Voar como o Sr. Abílio
Crónica publicada hoje na revista do "i", "Nós, Rurais"... Continuam as reclamações de que jornal e/ourevista não chegam a muitos pontos de venda (incluindo em Lisboa...), reclamações para revista@ionline.pt ou geral@ionline.pt ...
Passei a sala principal do “Café Pinto”, o corredor que dava acesso ao pátio traseiro, subi umas escadas e a Dona Luísa, ao entrarmos numa cozinha misturada com varanda-entretanto-marquise, olhou para o Sr. Abílio, sentado numa cadeira a olhar o vazio, e disse assim:
- Pois ali está ele, entregue aos seus pensamentos.
Dona Luísa queria que eu ditasse sentença sobre o seu marido anestesiado, porque eu era um miúdo dotado que já tinha dado à Dona Olímpia explicações suficientes que lhe permitiram tirar a quarta classe, e daí a carta de condução. Mas, aos 12 anos, de psicologia percebia o mesmo que percebo hoje, aos 45. Nada.
Bom. Quem ali estava entregue aos seus pensamentos era o Sr. Abílio, o mais habilidoso condutor de carros de burros do Penedo e arredores, o homem que garantia que o “Café Pinto” era o sinal vital da aldeia, no televisor a preto e branco ou nos matraquilhos cá fora, nas cartas para a sueca ou na malha lá atrás. E aquele Sr. Abílio era, citando os Gato Fedorento, “um animal como a galinha, não podia estar bem; tinha asas mas não voava…”

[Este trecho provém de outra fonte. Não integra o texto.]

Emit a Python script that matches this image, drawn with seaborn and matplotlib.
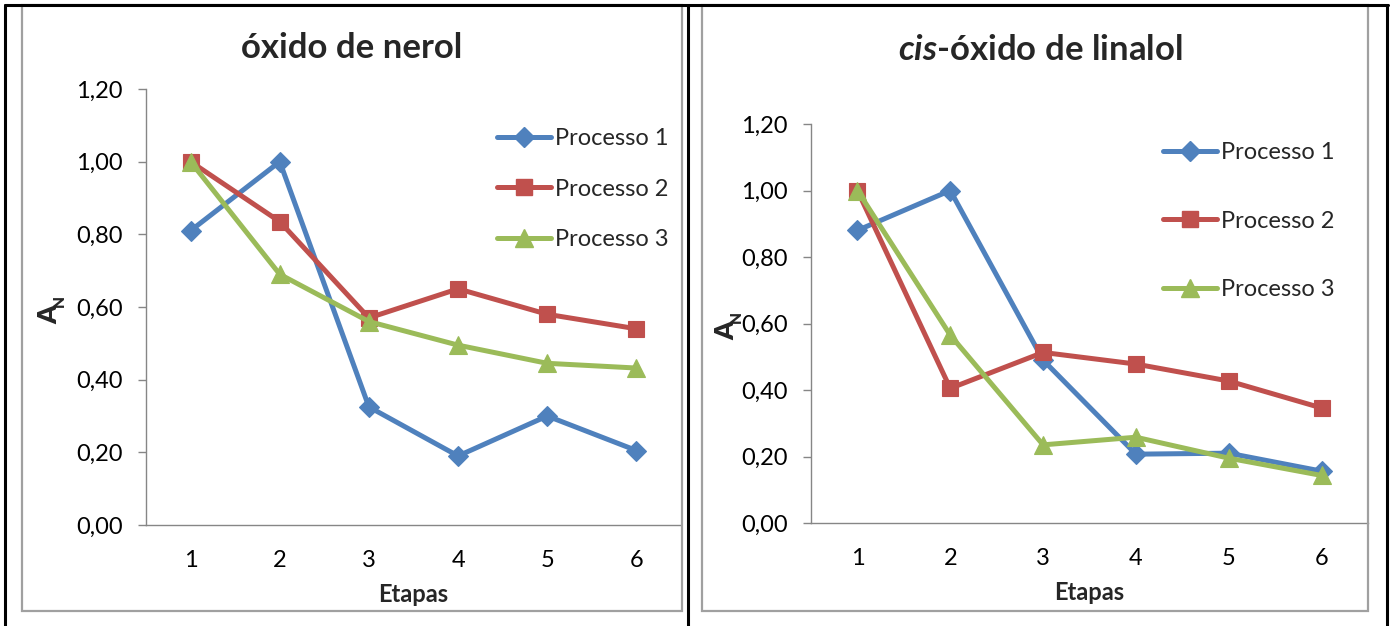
import numpy as np
import pandas as pd
import matplotlib
matplotlib.use("Agg")
import matplotlib.pyplot as plt
from matplotlib.lines import Line2D
from matplotlib.patches import Rectangle
from matplotlib.ticker import FixedLocator, FuncFormatter
import seaborn as sns

# Etapas (stages) and normalised areas A_N per process
etapas = [1, 2, 3, 4, 5, 6]
processos = ["Processo 1", "Processo 2", "Processo 3"]

nerol_p1 = [0.81, 1.00, 0.325, 0.19, 0.30, 0.205]
nerol_p2 = [1.00, 0.835, 0.57, 0.65, 0.58, 0.54]
nerol_p3 = [1.00, 0.69, 0.56, 0.495, 0.445, 0.432]

linalol_p1 = [0.88, 1.00, 0.49, 0.207, 0.21, 0.156]
linalol_p2 = [1.00, 0.405, 0.513, 0.478, 0.427, 0.346]
linalol_p3 = [1.00, 0.565, 0.235, 0.258, 0.195, 0.143]

y_ticks = [0.0, 0.2, 0.4, 0.6, 0.8, 1.0, 1.2]

cores = ["#4F81BD", "#C0504D", "#9BBB59"]
marcadores = ["D", "s", "^"]
tam_marcador = [10.5, 12, 13]
espessura = 3.6

sns.set_theme(style="white")
plt.rcParams["font.family"] = ["Lato", "DejaVu Sans"]
plt.rcParams["mathtext.fontset"] = "custom"
plt.rcParams["mathtext.rm"] = "Lato"
plt.rcParams["mathtext.bf"] = "Lato:bold"
plt.rcParams["mathtext.it"] = "Lato:italic"
try:
    plt.rcParams["mathtext.bfit"] = "Lato:italic:bold"
except KeyError:
    pass

W, H = 1393, 626
fig = plt.figure(figsize=(W / 100, H / 100), dpi=100)
fig.patch.set_facecolor("white")


def fx(px):
    return px / W


def fy(py):
    return 1 - py / H


def longo(series):
    rows = []
    for nome, vals in zip(processos, series):
        for e, v in zip(etapas, vals):
            rows.append({"Etapas": e, "valor": v, "Processo": nome})
    return pd.DataFrame(rows)


def painel(rect, series, ylabel_px, leg_anchor, leg_spacing):
    ax = fig.add_axes(rect)
    df = longo(series)
    sns.lineplot(data=df, x="Etapas", y="valor", hue="Processo", style="Processo",
                 palette=cores, markers=marcadores, dashes=False,
                 linewidth=espessura, legend=False, ax=ax)
    for ln, c, ms in zip(ax.lines, cores, tam_marcador):
        ln.set_markersize(ms)
        ln.set_markeredgecolor(c)
        ln.set_markerfacecolor(c)
        ln.set_markeredgewidth(0.8)
        ln.set_solid_capstyle("round")
        ln.set_solid_joinstyle("round")
        ln.set_clip_on(False)

    ax.set_xlim(0.5, 6.5)
    ax.set_ylim(0, 1.2)
    ax.set_facecolor("none")
    for s in ["top", "right"]:
        ax.spines[s].set_visible(False)
    for s in ["left", "bottom"]:
        ax.spines[s].set_color("#868686")
        ax.spines[s].set_linewidth(1.0)

    ax.set_yticks(y_ticks)
    ax.yaxis.set_major_formatter(FuncFormatter(lambda v, p: f"{v:.2f}".replace(".", ",")))
    ax.set_xticks(etapas)
    ax.xaxis.set_minor_locator(FixedLocator(np.arange(0.5, 7.0, 1.0)))
    ax.tick_params(axis="x", which="major", length=0, pad=18, labelsize=17, colors="black")
    ax.tick_params(axis="x", which="minor", length=6, width=1.0, color="#868686", direction="out")
    ax.tick_params(axis="y", which="major", length=6, width=1.0, color="#868686",
                   direction="out", pad=11, labelsize=17, labelcolor="black", left=True)

    ax.set_xlabel("Etapas", fontsize=17, fontweight="bold", labelpad=9)
    ax.set_ylabel("")

    # A_N axis title, drawn as a bold letter with a bold subscript
    x_px, y_px = ylabel_px
    fig.text(fx(x_px), fy(y_px), "A", rotation=90, ha="center", va="center",
             fontsize=19, fontweight="heavy")
    fig.text(fx(x_px + 10), fy(y_px - 14), "N", rotation=90, ha="center", va="center",
             fontsize=11, fontweight="heavy")

    handles = [Line2D([0], [0], color=c, marker=m, markersize=ms, linewidth=espessura,
                      markeredgecolor=c, solid_capstyle="round")
               for c, m, ms in zip(cores, marcadores, tam_marcador)]
    ax.legend(handles, processos, loc="center left", bbox_to_anchor=leg_anchor,
              bbox_transform=fig.transFigure, frameon=False, fontsize=17,
              handlelength=2.3, handletextpad=0.15, labelspacing=leg_spacing,
              borderpad=0, borderaxespad=0, numpoints=1)
    return ax


# left panel: óxido de nerol
ax1 = painel([fx(146), fy(525), fx(681) - fx(146), fy(89) - fy(525)],
             [nerol_p1, nerol_p2, nerol_p3],
             (49, 315), (fx(497), fy(189)), 1.25)
fig.text(fx(352), fy(48), "óxido de nerol", ha="center", va="center",
         fontsize=25, fontweight="bold")

# right panel: cis-óxido de linalol
ax2 = painel([fx(811), fy(523), fx(1368) - fx(811), fy(124) - fy(523)],
             [linalol_p1, linalol_p2, linalol_p3],
             (726, 331), (fx(1163), fy(221)), 2.02)
fig.text(fx(1040), fy(50), r"$\mathbfit{cis}$-óxido de linalol", ha="center", va="center",
         fontsize=25, fontweight="bold")

# chart frames
for x0, x1 in [(22, 682), (702, 1368)]:
    fig.patches.append(Rectangle((fx(x0), fy(611)), fx(x1) - fx(x0), fy(5) - fy(611),
                                 transform=fig.transFigure, fill=False,
                                 edgecolor="#A0A0A0", linewidth=1.6, zorder=0))

# table borders
for xs, ys in [([5, 1388], [5, 5]), ([5, 5], [5, 626]), ([688, 688], [5, 626]),
               ([1387, 1387], [5, 626])]:
    fig.add_artist(Line2D([fx(x) for x in xs], [fy(y) for y in ys], color="black",
                          linewidth=2.2, transform=fig.transFigure))

fig.savefig("out.png", dpi=100, facecolor="white")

Foi no café do Sr. Albino que soube que o francês - com quem organizava os Jogos Olímpicos do Penedo com medalhas feitas com caricas de garrafas -, roubava galinhas e limões para consumo individual e de família.
Foi no café do Sr. Albino que percebi que a ida do homem à Lua era desenho animado – e pela primeira vez o meu pai me surpreendeu, ao dizer que sim, que era tudo mentira, tudo animação televisiva. O meu pai trabalhava para a RTP e aquela gente acreditou. E cá fora ele riu, e rimos, e ainda hoje lembramos, entre os que ficaram, o corolário da história, que era o Sr. Abílio a contar o seu momento de horror no alto de uma “esgalha de uma árvore”, quando uma rabanada de vento o fez temer pela vida e ele percebeu, por fim, que nem os aviões voavam bem nem o homem chegava à Lua com aquela meridiana facilidade.
Na verdade, o Sr. Abílio “estava entregue aos seus pensamentos” porque um médico lhe notou excessiva agressividade e tendências pouco simpáticas em relação à raça sua semelhante - e vai daí, deu-lhe um potente calmante que o punha nas nuvens, bem mais flutuantes do que a esgalha da árvore que o fez duvidar da aventura humana.
Aqui chegado, eu terei comentado com a Dona Luísa algo como “a vida é mesmo assim”, e ela terá respondido: “o que é preciso é saudinha”.
E fomos às nossas vidas. Até aos dias de hoje, persisto em ser este falso rural que quer o campo com as luzes da cidade, quer na cidade o silêncio que só há no campo, e nem sabe dar conselhos decentes a quem se confronta com doenças urbanas.
Anos volvidos, no lugar do Sr. Abilio está outro qualquer Abílio – com a mesma delicadeza e profissionalismo, entregue ou não aos seus pensamentos, já sem burro mas certamente “montado” numa Toyota Hiace ou numa Hiunday a suaves prestações.
Anos volvidos, também mantive a ruralidade limitada aos fins-de-semana, ao cheiro a lareira, e às saudades dos matraquilhos no café do Sr. Abílio. Mas sempre que me perguntam, não minto: saudades do cheiro do campo, das palavras ditas no campo, do cheiro das lareiras e fogões de chão que há no campo. Acima de tudo, saudades de sonhar com um tempo que sempre me pareceu maior e melhor no campo. Mesmo quando tinha a certeza de ser igual. Há tempos que não vale a pena comparar.